Nördlich des Kaspischen Meeres sei diese letzte Linie bereits im 6. Jahrtausend vor Christus vorherrschend gewesen, schreibt das Team. Domestiziert wurden die Vorfahren des modernen Hauspferdes demnach um 2200 vor Christus im Gebiet der Unterläufe von Wolga und Don. Anschließend verbreiteten sie sich rasch über ihre Ursprungsregion hinaus: Bis 2000 vor Christus findet man diese Linie schon in Böhmen, am Unterlauf der Donau südlich der Karpaten, in Anatolien und auch in Zentralasien.

Eine wichtige Rolle in dieser Entwicklung spielte demnach wohl die um 2000 vor Christus in der westeurasischen Steppe entstehende Sintaschta-Kultur.

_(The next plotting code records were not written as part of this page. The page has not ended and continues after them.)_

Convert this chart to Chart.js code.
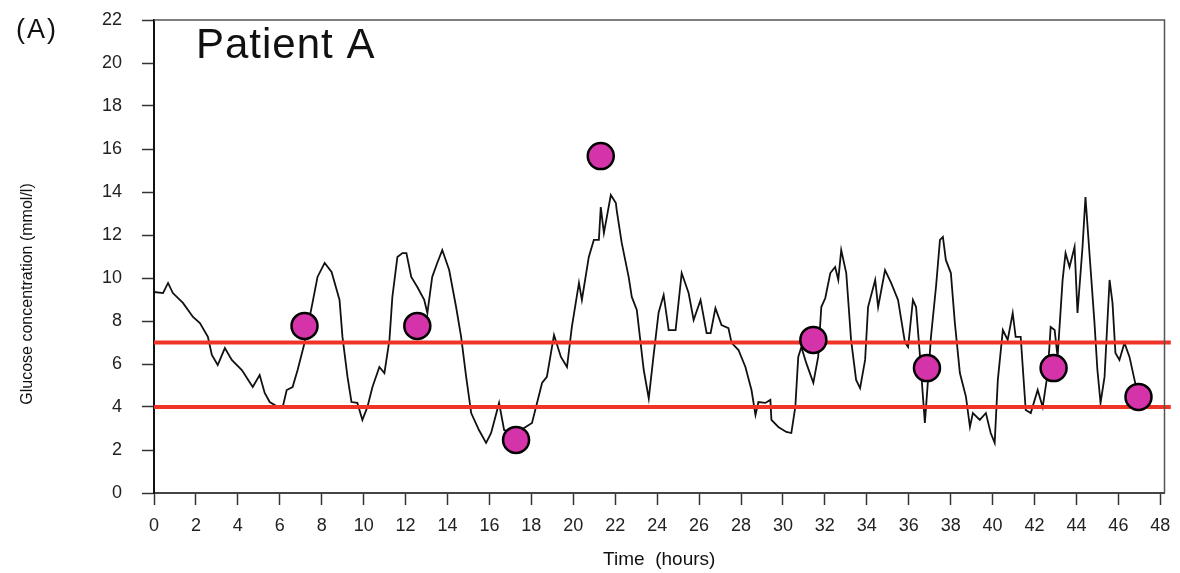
<!DOCTYPE html>
<html>
<head>
<meta charset="utf-8">
<script src="https://cdn.jsdelivr.net/npm/chart.js@4.4.1/dist/chart.umd.min.js"></script>
<style>
  html, body { margin: 0; padding: 0; background: #fff; }
  #wrap { width: 1180px; height: 573px; }
</style>
</head>
<body>
<div id="wrap"><canvas id="c"></canvas></div>
<script>
// continuous glucose trace (hours, mmol/l)
const traceHours = [
  0.0, 0.43, 0.67, 0.9, 1.38, 1.86, 2.19, 2.57, 2.76, 3.04, 3.38, 3.71, 4.19, 4.71, 5.04, 5.28, 5.52, 6.0, 6.14, 6.33,
  6.61, 6.85, 7.18, 7.56, 7.8, 8.14, 8.47, 8.85, 8.99, 9.23, 9.42, 9.7, 9.94, 10.18, 10.42, 10.75, 10.99, 11.23, 11.37, 11.61,
  11.85, 12.04, 12.27, 12.56, 12.89, 13.04, 13.27, 13.51, 13.75, 14.08, 14.41, 14.65, 14.89, 15.13, 15.5, 15.84, 16.08, 16.46, 16.7, 17.27,
  18.03, 18.51, 18.74, 19.08, 19.41, 19.7, 19.93, 20.27, 20.41, 20.74, 20.98, 21.22, 21.31, 21.46, 21.79, 22.03, 22.07, 22.31, 22.64, 22.79,
  23.03, 23.36, 23.6, 23.83, 24.07, 24.31, 24.55, 24.88, 25.17, 25.5, 25.74, 26.07, 26.36, 26.55, 26.78, 27.07, 27.4, 27.55, 27.88, 28.21,
  28.5, 28.69, 28.83, 29.16, 29.4, 29.45, 29.78, 30.16, 30.4, 30.59, 30.73, 30.88, 31.11, 31.45, 31.68, 31.83, 32.02, 32.26, 32.49, 32.64,
  32.78, 33.02, 33.25, 33.49, 33.68, 33.92, 34.06, 34.4, 34.54, 34.87, 35.16, 35.49, 35.82, 35.97, 36.2, 36.35, 36.54, 36.77, 36.92, 37.06,
  37.3, 37.49, 37.63, 37.77, 38.01, 38.2, 38.44, 38.73, 38.92, 39.06, 39.39, 39.68, 39.91, 40.1, 40.25, 40.49, 40.72, 40.96, 41.1, 41.34,
  41.58, 41.82, 42.15, 42.39, 42.63, 42.77, 42.96, 43.1, 43.34, 43.48, 43.67, 43.91, 44.05, 44.29, 44.43, 44.62, 44.86, 45.0, 45.15, 45.34,
  45.58, 45.72, 45.86, 46.05, 46.29, 46.53, 46.77, 46.95
];
const traceGlucose = [
  9.35, 9.3, 9.77, 9.3, 8.84, 8.19, 7.9, 7.26, 6.42, 5.95, 6.74, 6.19, 5.72, 4.93, 5.49, 4.65, 4.23, 3.95, 4.0, 4.79,
  4.93, 5.72, 6.98, 8.84, 10.05, 10.7, 10.28, 8.98, 7.26, 5.4, 4.23, 4.19, 3.4, 4.0, 4.93, 5.86, 5.58, 7.12, 9.12, 10.98,
  11.16, 11.16, 10.05, 9.58, 8.98, 8.37, 10.05, 10.7, 11.3, 10.37, 8.65, 7.26, 5.4, 3.72, 2.93, 2.33, 2.79, 4.19, 2.93, 2.79,
  3.26, 5.12, 5.4, 7.35, 6.33, 5.86, 7.72, 9.77, 8.98, 10.98, 11.77, 11.77, 13.3, 12.09, 13.86, 13.49, 13.16, 11.63, 10.05, 9.12,
  8.51, 5.72, 4.4, 6.4, 8.4, 9.21, 7.58, 7.58, 10.23, 9.3, 8.05, 8.98, 7.44, 7.44, 8.6, 7.81, 7.67, 6.98, 6.65, 5.86,
  4.79, 3.63, 4.23, 4.19, 4.33, 3.4, 3.07, 2.84, 2.79, 4.0, 6.33, 6.79, 6.05, 5.12, 6.33, 8.65, 9.07, 10.23, 10.51, 9.91,
  11.3, 10.23, 7.12, 5.26, 4.88, 6.19, 8.65, 9.91, 8.65, 10.37, 9.77, 8.98, 7.0, 6.79, 8.98, 8.65, 6.33, 3.26, 5.26, 7.26,
  9.58, 11.77, 11.91, 10.84, 10.23, 7.91, 5.58, 4.47, 3.07, 3.72, 3.4, 3.72, 2.79, 2.33, 5.26, 7.58, 7.12, 8.37, 7.26, 7.26,
  3.86, 3.72, 4.79, 4.0, 5.58, 7.72, 7.58, 6.33, 9.91, 11.16, 10.51, 11.44, 8.37, 11.44, 13.77, 11.16, 7.91, 5.72, 4.19, 5.4,
  9.91, 8.84, 6.51, 6.19, 6.98, 6.33, 5.26, 4.5
];

// fingerstick samples
const sampleHours = [7.18, 12.56, 17.27, 21.31, 31.45, 36.87, 42.91, 46.96];
const sampleGlucose = [7.77, 7.77, 2.47, 15.67, 7.12, 5.81, 5.81, 4.47];

// target band
const bandHours = [0, 48.5];
const bandLow = [4, 4];
const bandHigh = [7, 7];

const xTicks = [0, 2, 4, 6, 8, 10, 12, 14, 16, 18, 20, 22, 24, 26, 28, 30, 32, 34, 36, 38, 40, 42, 44, 46, 48];
const yTicks = [0, 2, 4, 6, 8, 10, 12, 14, 16, 18, 20, 22];

const pts = (xs, ys) => xs.map((x, i) => ({ x, y: ys[i] }));
const FONT = "'Liberation Sans', Arial, sans-serif";

const frame = {
  id: 'frame',
  afterDraw(c) {
    const { ctx, chartArea: a } = c;
    ctx.save();
    // top and right edges of the box
    ctx.strokeStyle = '#555';
    ctx.lineWidth = 1.5;
    ctx.beginPath();
    ctx.moveTo(a.left, a.top);
    ctx.lineTo(a.right, a.top);
    ctx.lineTo(a.right, a.bottom);
    ctx.stroke();
    ctx.fillStyle = '#111';
    ctx.textBaseline = 'alphabetic';
    ctx.letterSpacing = '2px';
    ctx.font = '27px ' + FONT;
    ctx.fillText('(A)', 16, 38);
    ctx.letterSpacing = '1px';
    ctx.font = '42px ' + FONT;
    ctx.fillText('Patient A', 196, 58);
    // y title
    ctx.letterSpacing = '0px';
    ctx.font = '16px ' + FONT;
    ctx.translate(28, 294);
    ctx.rotate(-Math.PI / 2);
    ctx.textAlign = 'center';
    ctx.textBaseline = 'middle';
    ctx.fillText('Glucose concentration (mmol/l)', 0, 0);
    ctx.restore();
  },
};

new Chart(document.getElementById('c'), {
  type: 'scatter',
  data: {
    datasets: [
      {
        data: pts(sampleHours, sampleGlucose),
        pointRadius: 13,
        pointHoverRadius: 13,
        backgroundColor: '#d433a9',
        borderColor: '#000',
        borderWidth: 2.5,
        order: 0,
      },
      {
        data: pts(bandHours, bandHigh),
        showLine: true,
        borderColor: '#ef3327',
        borderWidth: 4,
        pointRadius: 0,
        clip: false,
        order: 1,
      },
      {
        data: pts(bandHours, bandLow),
        showLine: true,
        borderColor: '#ef3327',
        borderWidth: 4,
        pointRadius: 0,
        clip: false,
        order: 1,
      },
      {
        data: pts(traceHours, traceGlucose),
        showLine: true,
        borderColor: '#111',
        borderWidth: 1.8,
        pointRadius: 0,
        tension: 0,
        order: 2,
      },
    ],
  },
  options: {
    responsive: true,
    maintainAspectRatio: false,
    animation: false,
    layout: { padding: { left: 0, top: 20, right: 13, bottom: 0 } },
    plugins: { legend: { display: false }, tooltip: { enabled: false } },
    scales: {
      x: {
        type: 'linear',
        min: 0,
        max: 48.2,
        afterBuildTicks: (s) => { s.ticks = xTicks.map((v) => ({ value: v })); },
        afterFit: (s) => { s.height = 80; s.paddingLeft = 0; s.paddingRight = 0; },
        grid: { drawOnChartArea: false, drawTicks: true, tickLength: 12, tickColor: '#333', tickWidth: 1.5 },
        border: { display: true, color: '#444', width: 2 },
        ticks: { color: '#222', font: { family: FONT, size: 18 }, padding: 10, maxRotation: 0 },
        title: { display: true, text: 'Time  (hours)', color: '#111', font: { family: FONT, size: 19 }, padding: { top: 0, bottom: 2 } },
      },
      y: {
        min: 0,
        max: 22,
        afterBuildTicks: (s) => { s.ticks = yTicks.map((v) => ({ value: v })); },
        afterFit: (s) => { s.width = 154; s.paddingTop = 0; s.paddingBottom = 0; },
        grid: { drawOnChartArea: false, drawTicks: true, tickLength: 12, tickColor: '#333', tickWidth: 1.5 },
        border: { display: true, color: '#111', width: 2 },
        ticks: { color: '#222', font: { family: FONT, size: 18 }, padding: 20 },
      },
    },
  },
  plugins: [frame],
});
</script>
</body>
</html>
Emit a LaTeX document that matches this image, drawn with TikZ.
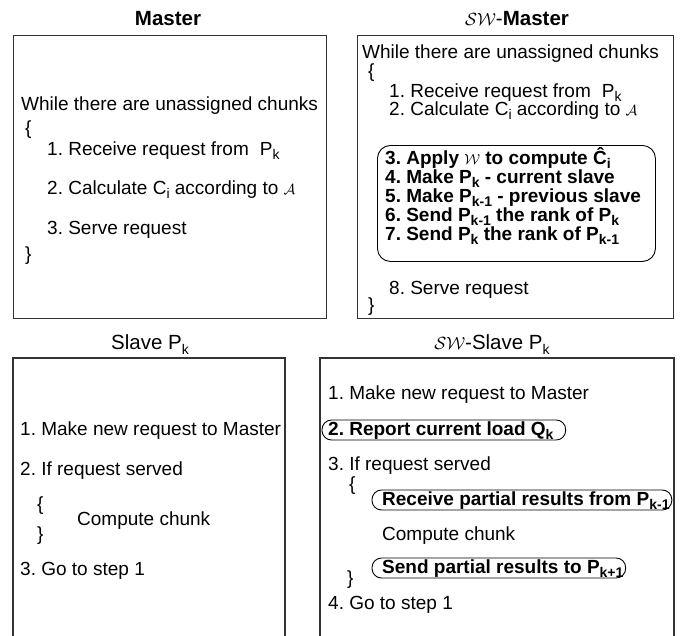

Dort finden sich etwa in Gräbern die frühesten Funde von Streitwagen, zusammen mit Pferden, die ausnahmslos mit den modernen Hauspferden verwandt sind. Anfänglich wurden die Pferde den Forschern zufolge als Reittiere verwendet, wenig später dann auch als Zugtiere.

Im 2. Jahrtausend vor Christus verbreiteten sich die Pferde rapide über ganz Westeurasien – vom Atlantik bis in die Mongolei – „und ersetzten letztlich bis etwa 1500 bis 1000 vor Christus alle lokalen Populationen“, schreibt das Team. Gleichzeitig seien die Bestände der Pferde „explosiv“ angestiegen – offenbar ein Resultat des steigenden Bedarfs. Pferde, die den Fernhandel enorm erleichterten, wurden eine hochgeschätzte Handelsware und ein Statussymbol. Vor allem, wenn sie bestimmte Zuchtkriterien aufwiesen: Die Forscher fanden gehäuft genetische Merkmale, die mit Gutmütigkeit und einer kräftigeren Wirbelsäule einhergehen.